WHAT YOU SHOULD DO: Without the pictures, extract every line from the start of the material to the line containing "0.9726, 0.9820, 1];", both ends included.

DATA SECTION:
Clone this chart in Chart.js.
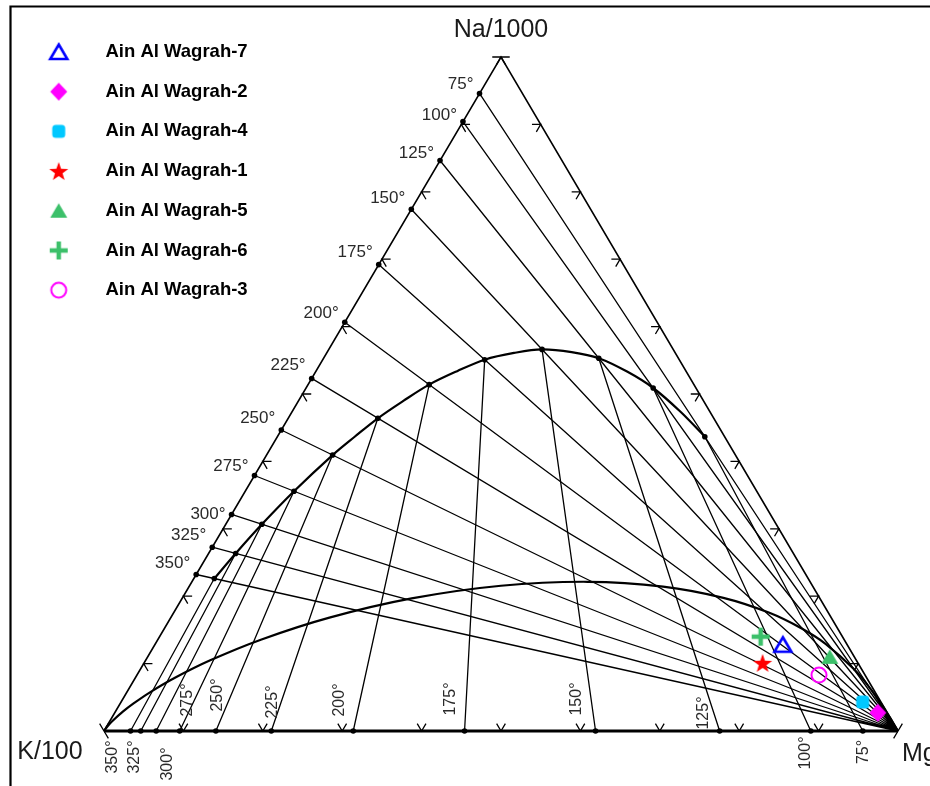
<!DOCTYPE html>
<html>
<head>
<meta charset="utf-8">
<script src="https://cdn.jsdelivr.net/npm/chart.js@4/dist/chart.umd.min.js"></script>
<style>
  html, body { margin: 0; padding: 0; background: #fff; }
  #wrap { width: 930px; height: 786px; }
</style>
</head>
<body>
<div id="wrap"><canvas id="c" width="930" height="786"></canvas></div>
<script>
// ---------------- DATA ----------------
// Giggenbach Na-K-Mg ternary diagram; all compositions are fractions of (Na/1000 + K/100 + sqrt(Mg)).
const temps = [75, 100, 125, 150, 175, 200, 225, 250, 275, 300, 325, 350];
const tempLabels = ['75°', '100°', '125°', '150°', '175°', '200°', '225°', '250°', '275°', '300°', '325°', '350°'];

// K-Na isotherms: Na/1000 fraction where each isotherm meets the Na–K side
const naSideNa = [0.9459, 0.9042, 0.8464, 0.7741, 0.6920, 0.6065, 0.5231, 0.4466, 0.3791, 0.3213, 0.2727, 0.2322];
// K-Mg isotherms: K/100 fraction where each isotherm meets the K–Mg side
const kmgSideK = [0.0443, 0.1098, 0.2246, 0.3809, 0.5459, 0.6861, 0.7893, 0.8591, 0.9047, 0.9343, 0.9537, 0.9666];
// Full-equilibrium points (intersection of the two isotherms of the same temperature)
const eqNa = [0.4366, 0.5089, 0.5531, 0.5662, 0.5509, 0.5139, 0.4640, 0.4094, 0.3558, 0.3067, 0.2634, 0.2262];
const eqMg = [0.5384, 0.4372, 0.3466, 0.2686, 0.2040, 0.1526, 0.1129, 0.0832, 0.0614, 0.0455, 0.0341, 0.0258];

// Full equilibrium line (350° -> 75°)
const fullEqNa = [0.2262, 0.2634, 0.3067, 0.3558, 0.4094, 0.4366, 0.4640, 0.4898, 0.5139, 0.5339, 0.5509, 0.5609, 0.5662, 0.5621, 0.5531, 0.5329, 0.5089, 0.4736, 0.4366];
const fullEqMg = [0.0258, 0.0341, 0.0455, 0.0614, 0.0832, 0.0974, 0.1129, 0.1321, 0.1526, 0.1778, 0.2040, 0.2360, 0.2686, 0.3079, 0.3466, 0.3929, 0.4372, 0.4893, 0.5384];

// Partial equilibrium (immature waters) line, K vertex -> Mg vertex
const partEqNa = [0, 0.0070, 0.0144, 0.0290, 0.0409, 0.0570, 0.0782, 0.1048, 0.1358, 0.1682, 0.1967, 0.2155, 0.2214, 0.2143, 0.1976, 0.1757, 0.1521, 0.1293, 0.0901, 0.0611, 0.0409, 0.0271, 0.0179, 0];
const partEqMg = [0, 0.0010, 0.0031, 0.0096, 0.0168, 0.0289, 0.0491, 0.0814, 0.1305, 0.1998, 0.2891, 0.3922, 0.4983, 0.5970, 0.6813, 0.7494, 0.8027, 0.8441, 0.9009, 0.9359, 0.9580, 0.9726, 0.9820, 1];

// Side graduations (fraction along each side)
const sideTicks = [0, 0.1, 0.2, 0.3, 0.4, 0.5, 0.6, 0.7, 0.8, 0.9, 1];

// Samples (% of Na/1000, K/100, sqrt(Mg))
const sampleNames = ['Ain Al Wagrah-7', 'Ain Al Wagrah-2', 'Ain Al Wagrah-4', 'Ain Al Wagrah-1', 'Ain Al Wagrah-5', 'Ain Al Wagrah-6', 'Ain Al Wagrah-3'];
const sampleNa = [12.8, 2.7, 4.3, 10.1, 11.0, 14.0, 8.3];
const sampleK  = [8.1, 1.2, 2.3, 12.0, 3.1, 10.3, 5.8];
const sampleMg = [79.1, 96.1, 93.4, 77.9, 85.9, 75.7, 85.9];

// ---------------- LAYOUT / STYLE ----------------
const W = 930, H = 786, PAD_TOP = 21;
const VX0 = 104, VX1 = 898, VY0 = 731, VY1 = 57;   // where the triangle vertices sit
const UX = VX1 - VX0, UY = VY0 - VY1;
const FONT = '"Liberation Sans", Arial, Helvetica, sans-serif';
const TICK = 0.011;
const leftLabelDy = [-9, -6, -7, -11, -12, -9, -13, -12, -9, 0, -12, -11];
const bottomLabelOff = [[1, 21], [-5, 22], [-16, -18], [-19, -32], [-14, -32], [-14, -31], [1, -29], [2, -36], [8, -31], [11, 33], [-6, 26], [-18, 26]];

// ternary (Na, Mg fractions) -> plane
const V = (na, mg) => ({ x: mg + na / 2, y: na });
const GAP = { x: NaN, y: NaN };

// ---------------- MARKERS ----------------
function marker(size, draw) {
  const c = document.createElement('canvas');
  c.width = size; c.height = size;
  const g = c.getContext('2d');
  draw(g, size / 2);
  return c;
}
const GREEN = '#3cc06a';
const markers = [
  marker(24, (g, m) => { g.strokeStyle = '#0000ff'; g.lineWidth = 2.6; g.beginPath(); g.moveTo(m, m - 7.5); g.lineTo(m + 8.5, m + 7); g.lineTo(m - 8.5, m + 7); g.closePath(); g.stroke(); }),
  marker(22, (g, m) => { g.fillStyle = '#ff00ff'; g.beginPath(); g.moveTo(m, m - 9); g.lineTo(m + 8.5, m); g.lineTo(m, m + 9); g.lineTo(m - 8.5, m); g.closePath(); g.fill(); }),
  marker(18, (g, m) => { g.fillStyle = '#00c8ff'; const s = 6.5, r = 3.5; g.beginPath();
    g.moveTo(m - s + r, m - s); g.lineTo(m + s - r, m - s); g.arcTo(m + s, m - s, m + s, m - s + r, r);
    g.lineTo(m + s, m + s - r); g.arcTo(m + s, m + s, m + s - r, m + s, r);
    g.lineTo(m - s + r, m + s); g.arcTo(m - s, m + s, m - s, m + s - r, r);
    g.lineTo(m - s, m - s + r); g.arcTo(m - s, m - s, m - s + r, m - s, r); g.closePath(); g.fill(); }),
  marker(24, (g, m) => { g.fillStyle = '#ff0000'; g.beginPath();
    for (let k = 0; k < 10; k++) { const r = k % 2 ? 4 : 10; const a = -Math.PI / 2 + k * Math.PI / 5;
      const px = m + r * Math.cos(a), py = m + 1 + r * Math.sin(a); k ? g.lineTo(px, py) : g.moveTo(px, py); }
    g.closePath(); g.fill(); }),
  marker(22, (g, m) => { g.fillStyle = GREEN; g.beginPath(); g.moveTo(m, m - 7.5); g.lineTo(m + 8.5, m + 7); g.lineTo(m - 8.5, m + 7); g.closePath(); g.fill(); }),
  marker(22, (g, m) => { g.strokeStyle = GREEN; g.lineWidth = 4.5; g.beginPath(); g.moveTo(m - 9, m); g.lineTo(m + 9, m); g.moveTo(m, m - 9); g.lineTo(m, m + 9); g.stroke(); }),
  marker(22, (g, m) => { g.strokeStyle = '#ff00ff'; g.lineWidth = 2; g.beginPath(); g.arc(m, m, 7.5, 0, Math.PI * 2); g.stroke(); })
];

// ---------------- DATASETS ----------------
const datasets = [];
sampleNames.forEach((name, i) => {
  datasets.push({
    label: name,
    data: [V(sampleNa[i] / 100, sampleMg[i] / 100)],
    showLine: false, pointStyle: markers[i], pointRadius: 9,
    borderColor: '#000', backgroundColor: '#000'
  });
});
const SAMPLE_COUNT = datasets.length;

function lineSet(data, width) {
  return { data, borderColor: '#000', borderWidth: width, pointRadius: 0, tension: 0, spanGaps: false };
}
// dots
const dots = [];
temps.forEach((t, i) => {
  dots.push(V(eqNa[i], eqMg[i]));
  dots.push(V(naSideNa[i], 0));
  dots.push(V(0, 1 - kmgSideK[i]));
});
datasets.push({ data: dots, showLine: false, pointRadius: 2.8, pointBackgroundColor: '#000', pointBorderWidth: 0 });

// curves
datasets.push(Object.assign(lineSet(fullEqNa.map((a, i) => V(a, fullEqMg[i])), 2.2), { tension: 0.35 }));
datasets.push(Object.assign(lineSet(partEqNa.map((a, i) => V(a, partEqMg[i])), 2.2), { tension: 0.35 }));

// K-Na isotherms from the Mg vertex to the Na-K side
const kna = [];
temps.forEach((t, i) => { kna.push(V(0, 1), V(naSideNa[i], 0), GAP); });
datasets.push(lineSet(kna, 1.3));
// K-Mg isotherms from the K-Mg side up to the full equilibrium line
const kmg = [];
temps.forEach((t, i) => { kmg.push(V(0, 1 - kmgSideK[i]), V(eqNa[i], eqMg[i]), GAP); });
datasets.push(lineSet(kmg, 1.3));

// triangle
datasets.push(lineSet([V(0, 0), V(1, 0), V(0, 1)], 1.6));
datasets.push(lineSet([V(0, 0), V(0, 1)], 3));

// side graduation marks
const ticks = [];
sideTicks.forEach(f => {
  const b = V(0, f);
  ticks.push({ x: b.x - TICK / 2, y: TICK }, b, { x: b.x + TICK / 2, y: TICK }, GAP);
  const l = V(f, 0);
  ticks.push({ x: l.x + TICK, y: l.y }, l, { x: l.x + TICK / 2, y: l.y - TICK }, GAP);
  const r = V(f, 1 - f);
  ticks.push({ x: r.x - TICK, y: r.y }, r, { x: r.x - TICK / 2, y: r.y - TICK }, GAP);
});
datasets.push(lineSet(ticks, 1.3));

// ---------------- TEXT OVERLAY ----------------
const overlay = {
  id: 'overlay',
  afterDraw(chart) {
    const { ctx, scales: { x, y } } = chart;
    const px = (na, mg) => x.getPixelForValue(mg + na / 2);
    const py = (na) => y.getPixelForValue(na);
    ctx.save();
    ctx.strokeStyle = '#000'; ctx.lineWidth = 2.2;
    ctx.beginPath(); ctx.moveTo(10.5, H); ctx.lineTo(10.5, 6.5); ctx.lineTo(W, 6.5); ctx.stroke();

    ctx.fillStyle = '#1a1a1a';
    ctx.font = '25px ' + FONT; ctx.textBaseline = 'middle';
    ctx.textAlign = 'center';
    ctx.fillText('Na/1000', px(1, 0), py(1) - 27);
    ctx.fillText('K/100', px(0, 0) - 54, py(0) + 21);
    ctx.textAlign = 'left';
    ctx.fillText('Mg', px(0, 1) + 4, py(0) + 23);

    ctx.fillStyle = '#2a2a2a';
    ctx.font = '17px ' + FONT; ctx.textAlign = 'right';
    temps.forEach((t, i) => {
      ctx.fillText(tempLabels[i], px(naSideNa[i], 0) - 6, py(naSideNa[i]) + leftLabelDy[i]);
    });
    ctx.font = '16px ' + FONT; ctx.textAlign = 'center';
    temps.forEach((t, i) => {
      const bx = px(0, 1 - kmgSideK[i]), by = py(0);
      ctx.save();
      ctx.translate(bx + bottomLabelOff[i][0], by + bottomLabelOff[i][1]);
      ctx.rotate(-Math.PI / 2);
      ctx.fillText(tempLabels[i], 0, 0);
      ctx.restore();
    });
    ctx.restore();
  }
};

new Chart(document.getElementById('c'), {
  type: 'line',
  data: { datasets },
  options: {
    responsive: false,
    animation: false,
    events: [],
    layout: { autoPadding: false, padding: { top: PAD_TOP, left: 0, right: 0, bottom: 0 } },
    scales: {
      x: { type: 'linear', display: false, min: -VX0 / UX, max: (W - VX0) / UX },
      y: { type: 'linear', display: false, min: -(H - VY0) / UY, max: 1 + (VY1 - PAD_TOP) / UY }
    },
    plugins: {
      legend: {
        position: 'chartArea', align: 'start',
        title: { display: true, text: '', padding: 0, font: { size: 21.5, lineHeight: 1 } },
        labels: {
          usePointStyle: true, pointStyleWidth: 75, padding: 21.2, color: '#000',
          font: { family: FONT, size: 18.5, weight: 'bold' },
          filter: (item) => item.datasetIndex < SAMPLE_COUNT
        }
      },
      tooltip: { enabled: false }
    }
  },
  plugins: [overlay]
});
</script>
</body>
</html>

TASK RESULT:
Clone this chart in Chart.js.
<!DOCTYPE html>
<html>
<head>
<meta charset="utf-8">
<script src="https://cdn.jsdelivr.net/npm/chart.js@4/dist/chart.umd.min.js"></script>
<style>
  html, body { margin: 0; padding: 0; background: #fff; }
  #wrap { width: 930px; height: 786px; }
</style>
</head>
<body>
<div id="wrap"><canvas id="c" width="930" height="786"></canvas></div>
<script>
// ---------------- DATA ----------------
// Giggenbach Na-K-Mg ternary diagram; all compositions are fractions of (Na/1000 + K/100 + sqrt(Mg)).
const temps = [75, 100, 125, 150, 175, 200, 225, 250, 275, 300, 325, 350];
const tempLabels = ['75°', '100°', '125°', '150°', '175°', '200°', '225°', '250°', '275°', '300°', '325°', '350°'];

// K-Na isotherms: Na/1000 fraction where each isotherm meets the Na–K side
const naSideNa = [0.9459, 0.9042, 0.8464, 0.7741, 0.6920, 0.6065, 0.5231, 0.4466, 0.3791, 0.3213, 0.2727, 0.2322];
// K-Mg isotherms: K/100 fraction where each isotherm meets the K–Mg side
const kmgSideK = [0.0443, 0.1098, 0.2246, 0.3809, 0.5459, 0.6861, 0.7893, 0.8591, 0.9047, 0.9343, 0.9537, 0.9666];
// Full-equilibrium points (intersection of the two isotherms of the same temperature)
const eqNa = [0.4366, 0.5089, 0.5531, 0.5662, 0.5509, 0.5139, 0.4640, 0.4094, 0.3558, 0.3067, 0.2634, 0.2262];
const eqMg = [0.5384, 0.4372, 0.3466, 0.2686, 0.2040, 0.1526, 0.1129, 0.0832, 0.0614, 0.0455, 0.0341, 0.0258];

// Full equilibrium line (350° -> 75°)
const fullEqNa = [0.2262, 0.2634, 0.3067, 0.3558, 0.4094, 0.4366, 0.4640, 0.4898, 0.5139, 0.5339, 0.5509, 0.5609, 0.5662, 0.5621, 0.5531, 0.5329, 0.5089, 0.4736, 0.4366];
const fullEqMg = [0.0258, 0.0341, 0.0455, 0.0614, 0.0832, 0.0974, 0.1129, 0.1321, 0.1526, 0.1778, 0.2040, 0.2360, 0.2686, 0.3079, 0.3466, 0.3929, 0.4372, 0.4893, 0.5384];

// Partial equilibrium (immature waters) line, K vertex -> Mg vertex
const partEqNa = [0, 0.0070, 0.0144, 0.0290, 0.0409, 0.0570, 0.0782, 0.1048, 0.1358, 0.1682, 0.1967, 0.2155, 0.2214, 0.2143, 0.1976, 0.1757, 0.1521, 0.1293, 0.0901, 0.0611, 0.0409, 0.0271, 0.0179, 0];
const partEqMg = [0, 0.0010, 0.0031, 0.0096, 0.0168, 0.0289, 0.0491, 0.0814, 0.1305, 0.1998, 0.2891, 0.3922, 0.4983, 0.5970, 0.6813, 0.7494, 0.8027, 0.8441, 0.9009, 0.9359, 0.9580, 0.9726, 0.9820, 1];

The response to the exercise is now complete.